Overview of canker sores
Ever suffered from an uncomfortable ulcer within your mouth that makes eating as well as speaking painful? If yes, then you probably suffered from a canker sore.
Canker sore is a type of mouth ulcer. These are shallow sores that are red in color and may be covered with a white coat of skin over them. They are usually found present on the base of the gums or over the mucous membranes within the mouth.
Canker sores are called as aphtous ulcer, aphthous stomatitis as well as Sutton’s Disease (in case of recurring or multiple ulcers).
These are common lesions that are not contagious in nature. Canker sores are about 1 cm in size and appear round or oval. The simple canker sores are commonly observed in adolescents and teenagers. These lesions may appear about 3 to 4 times in a year. Most of the cases do not require any kind of treatment for the sores.
Canker sores are different from cold sores. Cold sores are very painful, fluid-filled blisters. They occur due to herpes simplex virus infection. They occur around the lips, under the chin or nose. Cold sores are very contagious, unlike canker sores that do not spread from one person to another.
Symptoms – What are the Symptoms of Canker Sores?
Canker sores appear on the lining of cheeks, tongue, lips, base of the gums and roof of mouth. Before the appearance of the ulcer, one may experience tingling or burning sensation at the site for a day or two.
Canker sores are in round or oval shape with white or yellow in the center and red on the border.
Causes – What Causes these Painful Canker Sores?
The actual reason that leads to eruption of these canker sores remains unclear. However, experts have lead to many theories that help understand the possible causes of canker sores. There is not just one, but many factors that can lead to aphthous ulcers in a person.
These factors include:
- Eating lot of spicy or acidic fruits and vegetables
- Minor injury during vigorous brushing
- Injury due to a sharp tooth surface or due to dental braces or dentures
- Sensitivity to sodium lauryl sulfate present in toothpastes or mouth wash
- Reaction to certain foods like nuts, cheese, chocolate, coffee, etc.
- Poor diet that leads to deficiency of vitamin B12, zinc, folic acid or iron
- Emotional or physical stress
- Presence of an underlying disease such as celiac disease, Crohn’s disease, weak immune system, HIV/AIDS
- Hormonal imbalance in menstruating women
- Bacterial infection within the mouth
Some or a combination of these factors will lead to canker sores in the mouth.
Diagnosis – How Does One Diagnose Canker Sores?
Canker sores do not require any tests for diagnosis.

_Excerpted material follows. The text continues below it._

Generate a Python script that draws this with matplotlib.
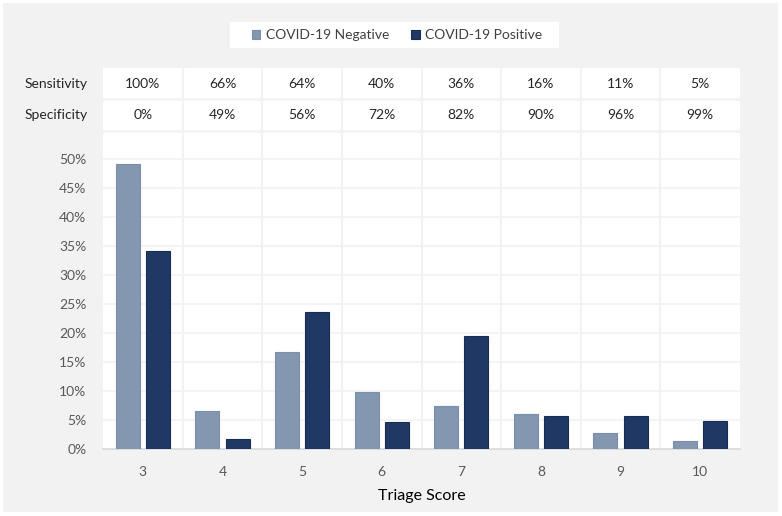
import numpy as np
import matplotlib.pyplot as plt
from matplotlib.patches import Rectangle

# triage scores and share of patients (%) per group
scores = [3, 4, 5, 6, 7, 8, 9, 10]
negative = [49.1, 6.6, 16.7, 9.8, 7.5, 6.1, 2.8, 1.3]
positive = [34.1, 1.7, 23.6, 4.7, 19.4, 5.7, 5.7, 4.8]
sensitivity = ['100%', '66%', '64%', '40%', '36%', '16%', '11%', '5%']
specificity = ['0%', '49%', '56%', '72%', '82%', '90%', '96%', '99%']

neg_color = '#8497b0'
pos_color = '#203864'
grid_color = '#f2f2f2'
plt.rcParams['font.family'] = ['Lato', 'DejaVu Sans']

W, H = 782, 516
fig = plt.figure(figsize=(W / 100, H / 100), dpi=100, facecolor='white')
# gray panel behind everything
fig.patches.append(Rectangle((3 / W, 4 / H), 775 / W, 509 / H, transform=fig.transFigure,
                             facecolor='#f2f2f2', edgecolor='none', zorder=-10))
# white box for the legend
fig.patches.append(Rectangle((230 / W, 1 - 48 / H), 329 / W, 26 / H, transform=fig.transFigure,
                             facecolor='white', edgecolor='none', zorder=-5))

# axes box in pixels: left 103, right 740, bottom 449, top 68
ax = fig.add_axes([103 / W, (H - 449) / H, 637 / W, (449 - 68) / H])
ax.set_facecolor('white')

x = np.arange(len(scores))
w = 0.3
off = 0.19
ax.bar(x - off, negative, w, color=neg_color, edgecolor='#7a8ea8', linewidth=0.8,
       label='COVID-19 Negative', zorder=3)
ax.bar(x + off, positive, w, color=pos_color, edgecolor='#182d55', linewidth=0.8,
       label='COVID-19 Positive', zorder=3)

ymax = (449 - 68) / 5.8
ax.set_ylim(0, ymax)
ax.set_xlim(-0.5, len(scores) - 0.5)
ax.set_yticks(range(0, 51, 5))
ax.set_yticklabels([f'{v}%' for v in range(0, 51, 5)])
ax.set_xticks(x)
ax.set_xticklabels([str(s) for s in scores])
ax.tick_params(axis='both', length=0, labelsize=10, colors='#595959')
ax.tick_params(axis='y', pad=12)
ax.tick_params(axis='x', pad=12)

# grid: horizontal at ticks, vertical between categories (through table too)
for v in range(5, 51, 5):
    ax.axhline(v, color=grid_color, lw=1.2, zorder=1)
for b in np.arange(0.5, len(scores) - 0.5, 1):
    ax.axvline(b, color=grid_color, lw=1.5, zorder=1)
# table row separators
for v in [(449 - 98.5) / 5.8, (449 - 131) / 5.8]:
    ax.axhline(v, color=grid_color, lw=1.8, zorder=1)

for s in ['top', 'right', 'left']:
    ax.spines[s].set_visible(False)
ax.spines['bottom'].set_color('#d9d9d9')
ax.spines['bottom'].set_linewidth(1.2)

# sensitivity / specificity table rows
sens_y = (449 - 84) / 5.8
spec_y = (449 - 115) / 5.8
for i in range(len(scores)):
    ax.text(x[i], sens_y, sensitivity[i], ha='center', va='center', fontsize=10, color='#262626')
    ax.text(x[i], spec_y, specificity[i], ha='center', va='center', fontsize=10, color='#262626')
fig.text(56 / W, 1 - 84 / H, 'Sensitivity', ha='center', va='center', fontsize=10, color='#262626')
fig.text(56 / W, 1 - 115 / H, 'Specificity', ha='center', va='center', fontsize=10, color='#262626')

ax.set_xlabel('Triage Score', fontsize=11.5, color='black', labelpad=8)

leg = fig.legend(loc='center', bbox_to_anchor=(397 / W, 1 - 35 / H), ncol=2, frameon=False,
                 fontsize=10, handlelength=0.6, handleheight=0.6, handletextpad=0.4,
                 columnspacing=1.6)
for t in leg.get_texts():
    t.set_color('#404040')

fig.savefig('out.png', dpi=100, facecolor='white')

The doctor usually carries out a visual examination to identify these lesions. Recurring lesions may be tested for a fungal or bacterial infection. In extreme cases, a biopsy may be conducted to test the ulcer.
Treatment – What is the Treatment for Canker Sores?
Canker sores heal on their own in a few weeks. However, the doctor may prescribe an antibacterial mouthwash to get rid of an infection. In some cases, mouth rinses containing a steroid may be advised that help in reducing the pain and redness. Ointments containing benzocaine, fluocinonide, etc. may be prescribed to reduce the pain. Apart from these, there are many over-the-counter medications available that help relieve pain and inflammation due to canker sores.
When do we need to see the doctor?
In most of the cases, the sores heal without any treatment. However, of the sores are large in size and new ones develop before the older ones heal, one needs to seek medical attention. In some cases, persistent sores that do not heal within a month, become painful, spread to the lips, lead to high fever and make eating and drinking extremely painful also require medical care.
Prevention – How Does One Prevent Canker Sores?
There is no particular remedy to prevent occurrence of canker sores in future. However, one can take a few preventive measures to reduce their frequency.
These measures include:
- Avoiding spicy and acidic foods that irritate the mouth
- Eat a healthy diet to prevent nutritional deficiencies
- Maintain oral hygiene and choose a soft toothbrush when brushing
- Avoid using toothpastes and mouth rinses that contain sodium lauryl sulfate
- Ask your dentist to apply orthodontic wax over braces or other dental appliances that irritate your mouth
- Avoid chewing gum and eating hard foods
- Meditate and carry out lifestyle changes to reduce stress
This was about canker sores and its prevention. This is not a contagious condition and affects many people in their lifetime. Persistent, large and very painful sores should be bought to the notice of a medical practioner.